A reading · through the lens of theory

The Ice Storm is a film of enclosures and reflections, and Frederick Elmes's cinematography makes this premise structural: characters are glimpsed repeatedly through windows, doorways, and glass partitions, polished wood and iced surfaces returning the frame to its own surfaces — this is mise-en-scène working as argument, the composition insisting that separation is the only surviving social fact in New Canaan, Connecticut. That visual grammar has a specific lineage: Woody Allen's Interiors (1978) first translated Bergman's desaturated, glassy formalism into WASP domestic paralysis, and Elmes and Lee reprise exactly that inheritance at a colder register. What the film builds from those surfaces is equally a cinema of opsigns & sonsigns — images that persist beyond narrative use, accumulating as pure optical duration.
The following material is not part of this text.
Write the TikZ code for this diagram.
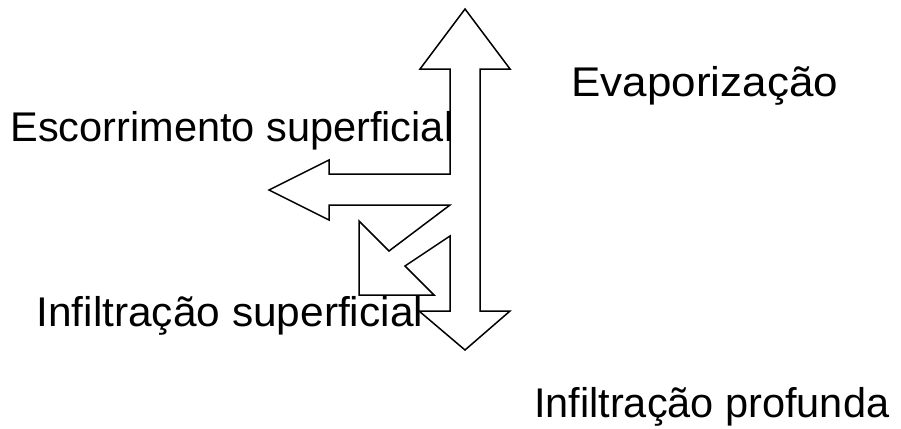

The adults are not agents of their own lives; they drift through Thanksgiving weekend watching Watergate flicker on the television, moving through the key party's joyless ritual as if performing gestures whose meaning has already evacuated. These are Deleuze's seers: people to whom things happen, and the ice storm arrives not as consequence but as an indifferent natural event, the weather merely matching the emotional temperature the characters have settled into. Threading through all of this is the affection-image — the face as the register of feelings that never arrive at action — because the film's dramatic grammar is finally built on repression: the adults at the key party, the teenagers in their fumbling experiments, and in the end the sudden arbitrary grief of a death that arrives like weather, with no cause and no consolation.